In 2001, Democrats in the Legislature pounded Republican plans to start a private school voucher program for poor and predominantly minority kids. They said it was unconstitutional, a drain on public schools, even un-American. In the end, all but one Democrat voted against it.
Times have changed. This year, a bill to vastly expand the same program passed by large margins.
And this time, a third of the Democratic caucus was on board.
"I'm a strong advocate for public school education, and I'm not necessarily a strong advocate for vouchers," said Rep. Bill Heller, D-St. Petersburg, one of four Tampa Bay-area Democrats to vote yes. But "the bottom line has to be the child. If good things are happening for the child, then you can justify it."

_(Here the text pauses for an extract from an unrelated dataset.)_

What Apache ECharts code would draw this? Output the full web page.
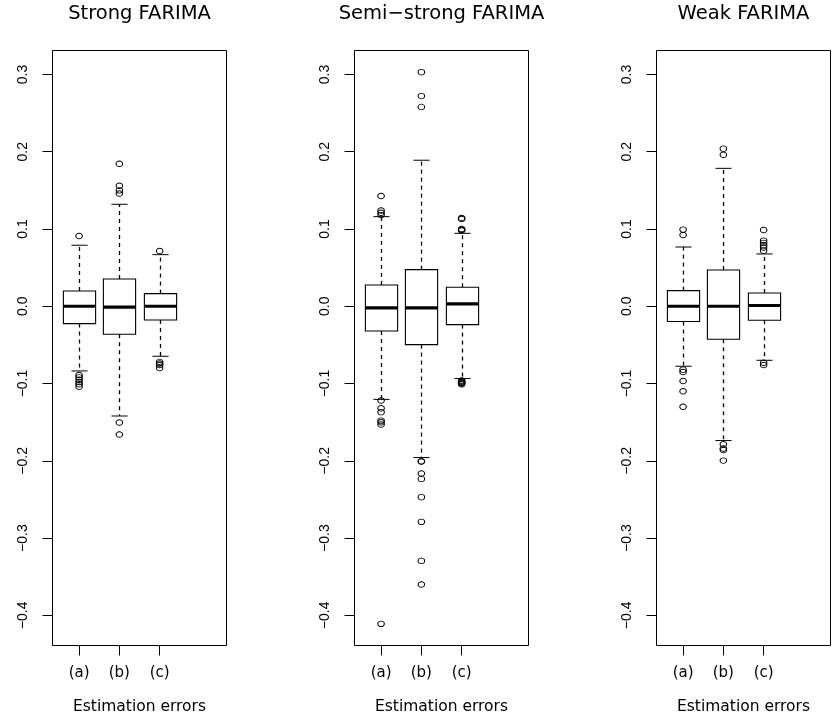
<!DOCTYPE html>
<html>
<head>
<meta charset="utf-8">
<script src="https://cdn.jsdelivr.net/npm/echarts@6/dist/echarts.min.js"></script>
<style>
html,body{margin:0;padding:0;background:#ffffff;}
#chart{width:833px;height:719px;}
</style>
</head>
<body>
<div id="chart"></div>
<script>
// ---------------- data ----------------
const categories = ['(a)', '(b)', '(c)'];
const categoryPositions = [1, 2, 3];
const panelTitles = ['Strong FARIMA', 'Semi\u2212strong FARIMA', 'Weak FARIMA'];
const xAxisTitle = 'Estimation errors';
const yTickValues = [-0.4, -0.3, -0.2, -0.1, 0.0, 0.1, 0.2, 0.3];
const yTickLabels = ['\u22120.4', '\u22120.3', '\u22120.2', '\u22120.1', '0.0', '0.1', '0.2', '0.3'];

// box statistics per category: [lower whisker, Q1, median, Q3, upper whisker]
const strongBoxes = [
  [-0.0837, -0.0224, 0.000, 0.0198, 0.079],
  [-0.142, -0.0362, -0.001, 0.0353, 0.132],
  [-0.0647, -0.0177, 0.000, 0.0164, 0.0668]
];
const strongOutliers = [
  [0.091, -0.089, -0.092, -0.095, -0.098, -0.101, -0.104],
  [0.1845, 0.156, 0.150, 0.146, -0.1505, -0.166],
  [0.0716, -0.072, -0.074, -0.076, -0.080]
];

const semiBoxes = [
  [-0.1205, -0.032, -0.002, 0.0276, 0.116],
  [-0.1958, -0.0496, -0.002, 0.0474, 0.189],
  [-0.0935, -0.0237, 0.003, 0.0246, 0.0944]
];
const semiOutliers = [
  [0.1427, 0.124, 0.121, 0.118, -0.122, -0.132, -0.137, -0.148, -0.150, -0.153, -0.411],
  [0.303, 0.272, 0.258, -0.2005, -0.201, -0.2165, -0.2234, -0.247, -0.279, -0.3295, -0.360],
  [0.1143, 0.113, 0.100, 0.099, 0.098, -0.096, -0.097, -0.098, -0.099, -0.100, -0.101]
];

const weakBoxes = [
  [-0.0776, -0.0198, 0.000, 0.0203, 0.0767],
  [-0.1738, -0.0427, 0.000, 0.047, 0.1785],
  [-0.0699, -0.0181, 0.001, 0.0172, 0.0677]
];
const weakOutliers = [
  [0.0992, 0.0923, -0.082, -0.085, -0.0966, -0.110, -0.130],
  [0.204, 0.196, -0.1785, -0.184, -0.186, -0.1997],
  [0.0987, 0.085, 0.082, 0.079, 0.076, 0.072, -0.073, -0.076]
];

const panelBoxes = [strongBoxes, semiBoxes, weakBoxes];
const panelOutliers = [strongOutliers, semiOutliers, weakOutliers];

// ---------------- layout / style ----------------
const panelLefts = [52.5, 354.5, 656.5];
const gridTop = 50.5;
const gridWidth = 174;
const gridHeight = 595;
const xMin = 0.34, xMax = 4.66;
const yMin = -0.439, yMax = 0.331;
const hFont = 'DejaVu Sans';
const vFont = 'Liberation Sans';

function tickLabel(v) {
  const i = yTickValues.findIndex(t => Math.abs(t - v) < 1e-9);
  return i >= 0 ? yTickLabels[i] : '';
}
function catLabel(v) {
  const i = categoryPositions.findIndex(t => Math.abs(t - v) < 1e-9);
  return i >= 0 ? categories[i] : '';
}

function renderBox(params, api) {
  const x = api.value(0);
  const lo = api.value(1), q1 = api.value(2), med = api.value(3), q3 = api.value(4), hi = api.value(5);
  const halfW = api.size([0.4, 0])[0];
  const capW = api.size([0.2, 0])[0];
  const pLo = api.coord([x, lo]);
  const pQ1 = api.coord([x, q1]);
  const pMed = api.coord([x, med]);
  const pQ3 = api.coord([x, q3]);
  const pHi = api.coord([x, hi]);
  const cx = Math.round(pMed[0]) + 0.5;
  const dashed = { stroke: '#000', lineWidth: 1.3, lineDash: [4, 4], fill: null };
  const solid = { stroke: '#000', lineWidth: 1, fill: null };
  return {
    type: 'group',
    children: [
      { type: 'line', shape: { x1: cx, y1: pQ3[1], x2: cx, y2: pHi[1] }, style: dashed },
      { type: 'line', shape: { x1: cx, y1: pQ1[1], x2: cx, y2: pLo[1] }, style: dashed },
      { type: 'line', shape: { x1: cx - capW, y1: pHi[1], x2: cx + capW, y2: pHi[1] }, style: solid },
      { type: 'line', shape: { x1: cx - capW, y1: pLo[1], x2: cx + capW, y2: pLo[1] }, style: solid },
      { type: 'rect', shape: { x: cx - halfW, y: pQ3[1], width: 2 * halfW, height: pQ1[1] - pQ3[1] },
        style: { fill: 'transparent', stroke: '#000', lineWidth: 1.1 } },
      { type: 'line', shape: { x1: cx - halfW, y1: pMed[1], x2: cx + halfW, y2: pMed[1] },
        style: { stroke: '#000', lineWidth: 3.2, fill: null } }
    ]
  };
}

const grids = [], xAxes = [], yAxes = [], series = [], graphics = [];
for (let p = 0; p < 3; p++) {
  grids.push({
    left: panelLefts[p], top: gridTop, width: gridWidth, height: gridHeight,
    show: true, borderColor: '#000', borderWidth: 1, backgroundColor: 'transparent',
    containLabel: false, outerBoundsMode: 'none'
  });
  xAxes.push({
    type: 'value', gridIndex: p, min: xMin, max: xMax, position: 'bottom',
    splitLine: { show: false },
    axisLine: { show: false, onZero: false },
    axisTick: { show: true, inside: false, length: 10, customValues: categoryPositions,
      lineStyle: { color: '#000', width: 1 } },
    axisLabel: { show: true, customValues: categoryPositions, formatter: catLabel,
      margin: 20, color: '#000', fontFamily: hFont, fontSize: 15 },
    name: xAxisTitle, nameLocation: 'middle', nameGap: 53,
    nameTextStyle: { color: '#000', fontFamily: hFont, fontSize: 15.5 }
  });
  yAxes.push({
    type: 'value', gridIndex: p, min: yMin, max: yMax, position: 'left',
    splitLine: { show: false },
    axisLine: { show: false, onZero: false },
    axisTick: { show: true, inside: false, length: 10, customValues: yTickValues,
      lineStyle: { color: '#000', width: 1 } },
    axisLabel: { show: true, customValues: yTickValues, formatter: tickLabel, rotate: 90,
      margin: 22, color: '#000', fontFamily: vFont, fontSize: 14 }
  });
  series.push({
    type: 'custom', xAxisIndex: p, yAxisIndex: p, silent: true,
    renderItem: renderBox,
    encode: { x: 0, y: [1, 2, 3, 4, 5] },
    data: panelBoxes[p].map((b, i) => [categoryPositions[i]].concat(b))
  });
  const pts = [];
  panelOutliers[p].forEach((arr, i) => arr.forEach(v => pts.push([categoryPositions[i], v])));
  series.push({
    type: 'scatter', xAxisIndex: p, yAxisIndex: p, silent: true,
    symbol: 'circle', symbolSize: [6.5, 5.5],
    itemStyle: { color: 'rgba(0,0,0,0)', borderColor: '#000', borderWidth: 1, opacity: 1 },
    data: pts
  });
  graphics.push({
    type: 'text', x: panelLefts[p] + gridWidth / 2, y: 14, silent: true,
    style: { text: panelTitles[p], fill: '#000', font: '19.5px "DejaVu Sans"', fontFamily: hFont, fontSize: 19.5,
      align: 'center', verticalAlign: 'middle', textAlign: 'center', textVerticalAlign: 'middle' }
  });
}

const chart = echarts.init(document.getElementById('chart'), null, { renderer: 'canvas' });
chart.setOption({
  animation: false,
  backgroundColor: '#ffffff',
  grid: grids,
  xAxis: xAxes,
  yAxis: yAxes,
  series: series,
  graphic: graphics,
  tooltip: { show: false }
});
</script>
</body>
</html>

In the past few years, a slow trickle of black Democrats have embraced tax-credit vouchers, which are funded by corporations in exchange for tax credits. But this year a steady stream of Democrats, including a handful of white Democrats like Heller, crossed over, moving toward a program championed by former Gov. Jeb Bush, even as Republicans were backing away from Bush's hard-core emphasis on the FCAT.
The erosion in Democratic opposition is especially noteworthy given the timing.
The same Legislature whacked public school funding by $332-million. And this fall's ballot will include two proposed constitutional amendments aimed at making vouchers a permanent part of Florida's education landscape.
One political observer said the Democrats may have handed voucher supporters ammunition for persuading Floridians to vote yes.
The electorate is "moving away from strictly partisan approaches to resolving issues," said Darryl Paulson, a professor of government at the University of South Florida St. Petersburg. "It seems to me the strongest argument they could make is there is growing bipartisan support for vouchers."
The legislation, spearheaded by Rep. Trey Traviesa, R-Tampa, increases the annual cap on corporate contributions from $88-million to $118-million. Initially, Traviesa pushed for bigger change — an additional $30-million each year for the next five years — but scaled back to accommodate budget concerns and wavering lawmakers.
"The bigger it felt, the harder it was to get some of the members who were on the line to come over," Traviesa said. "I wanted a strong bipartisan product."
About 20,000 students are in the program — including 1,676 in the Tampa Bay area — and 64 percent are black or Hispanic. Another 5,000 students will be able to join if, as expected, Gov. Charlie Crist signs the legislation.
The legislation increases the amount of each scholarship to $3,950, up $200 from this year. The average cost per student in public school is about $7,000.
Some Democratic supporters say they back the program because unlike Opportunity Scholarships, the state's first voucher program — which the Florida Supreme Court struck down in 2006 — the money for tax-credit scholarships doesn't come directly out of state coffers. Some offered what critics call a semantic defense.
"I don't think I'm voting for a voucher," said Rep. Betty Reed, a Tampa Democrat who has 13 private schools in her district that accept tax-credit scholarships. "It's a scholarship."
Reed initially voted for the bill, saying she wanted to give low-income families more school choice. But she switched her vote a few days later, citing budget concerns.
Heller voted against the bill in committee. But then he visited the Yvonne C. Reed Christian School in St. Petersburg and talked to parents who use tax-credit vouchers. He said they changed his mind.
The other Tampa Bay area Democrats who voted for the bill are Rep. Janet Long, D-Seminole, Rep. Darryl Rouson, D-St. Petersburg, and Rep. Michael Scionti, D-Tampa.
"I think they're seeing the light," said Rep. Seth McKeel, R-Lakeland. "This is not a voucher program. This is helping people."
Most Democrats remain wary. Many continue to argue that vouchers hurt public schools —and that this year was the worst possible time for an expansion. Others fear poor and minority kids are being used as a Trojan horse for a more radical agenda: vouchers for all kids.
House Minority Leader Dan Gelber said some Democrats are "genuinely conflicted."
Parents of scholarship recipients lobbied them intensely. And it's not unusual to hear those parents say they don't like the FCAT or prefer the smaller classes they see in private schools.
"To a certain extent, I don't know if you're seeing people like the program," Gelber said, "or you're seeing Democrats throw their hands up with what Republicans have put in our public schools, which to some extent has made these private schools more attractive."